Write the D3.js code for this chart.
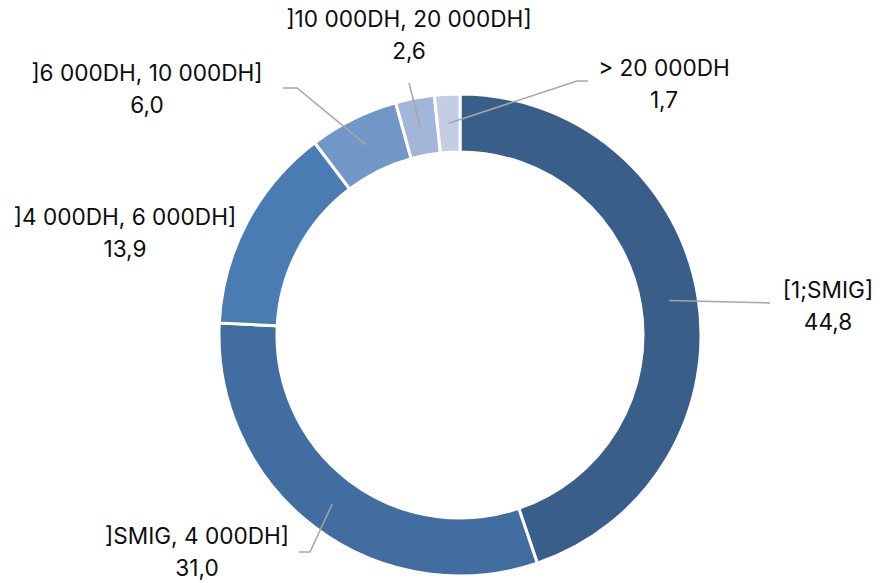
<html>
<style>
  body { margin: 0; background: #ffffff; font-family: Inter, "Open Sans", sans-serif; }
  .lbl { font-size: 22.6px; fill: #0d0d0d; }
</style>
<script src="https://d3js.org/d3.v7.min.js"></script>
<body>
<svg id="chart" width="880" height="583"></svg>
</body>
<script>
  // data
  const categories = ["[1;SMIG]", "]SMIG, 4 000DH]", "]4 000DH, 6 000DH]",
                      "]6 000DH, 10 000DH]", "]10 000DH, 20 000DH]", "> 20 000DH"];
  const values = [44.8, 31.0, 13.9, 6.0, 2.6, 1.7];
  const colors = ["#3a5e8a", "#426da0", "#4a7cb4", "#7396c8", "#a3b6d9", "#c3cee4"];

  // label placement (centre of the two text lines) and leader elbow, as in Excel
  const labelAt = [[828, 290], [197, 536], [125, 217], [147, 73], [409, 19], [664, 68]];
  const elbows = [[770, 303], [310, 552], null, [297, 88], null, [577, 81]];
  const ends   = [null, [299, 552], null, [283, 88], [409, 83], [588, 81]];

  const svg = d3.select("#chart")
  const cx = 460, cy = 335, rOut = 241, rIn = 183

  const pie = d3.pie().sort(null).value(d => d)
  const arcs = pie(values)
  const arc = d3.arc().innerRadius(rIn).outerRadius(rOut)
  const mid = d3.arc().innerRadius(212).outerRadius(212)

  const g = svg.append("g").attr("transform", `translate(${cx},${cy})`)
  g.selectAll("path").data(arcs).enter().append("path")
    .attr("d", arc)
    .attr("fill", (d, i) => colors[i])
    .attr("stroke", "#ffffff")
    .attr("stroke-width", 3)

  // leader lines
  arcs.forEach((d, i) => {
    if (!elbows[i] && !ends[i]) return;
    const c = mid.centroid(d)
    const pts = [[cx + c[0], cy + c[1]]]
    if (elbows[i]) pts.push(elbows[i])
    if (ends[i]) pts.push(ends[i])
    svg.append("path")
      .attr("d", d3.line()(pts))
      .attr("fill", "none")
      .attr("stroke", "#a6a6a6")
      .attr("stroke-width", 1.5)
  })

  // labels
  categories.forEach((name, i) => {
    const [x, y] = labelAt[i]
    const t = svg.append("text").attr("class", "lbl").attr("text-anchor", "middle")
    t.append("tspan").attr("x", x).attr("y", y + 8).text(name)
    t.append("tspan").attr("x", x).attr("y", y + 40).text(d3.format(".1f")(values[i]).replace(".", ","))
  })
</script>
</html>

━━━━━━━━

Please extract exactly the lines of the data, from the first through the line containing "const cx = 460, cy", and add no pictures to the copy.

Write the D3.js code for this chart.
<html>
<style>
  body { margin: 0; background: #ffffff; font-family: Inter, "Open Sans", sans-serif; }
  .lbl { font-size: 22.6px; fill: #0d0d0d; }
</style>
<script src="https://d3js.org/d3.v7.min.js"></script>
<body>
<svg id="chart" width="880" height="583"></svg>
</body>
<script>
  // data
  const categories = ["[1;SMIG]", "]SMIG, 4 000DH]", "]4 000DH, 6 000DH]",
                      "]6 000DH, 10 000DH]", "]10 000DH, 20 000DH]", "> 20 000DH"];
  const values = [44.8, 31.0, 13.9, 6.0, 2.6, 1.7];
  const colors = ["#3a5e8a", "#426da0", "#4a7cb4", "#7396c8", "#a3b6d9", "#c3cee4"];

  // label placement (centre of the two text lines) and leader elbow, as in Excel
  const labelAt = [[828, 290], [197, 536], [125, 217], [147, 73], [409, 19], [664, 68]];
  const elbows = [[770, 303], [310, 552], null, [297, 88], null, [577, 81]];
  const ends   = [null, [299, 552], null, [283, 88], [409, 83], [588, 81]];

  const svg = d3.select("#chart")
  const cx = 460, cy = 335, rOut = 241, rIn = 183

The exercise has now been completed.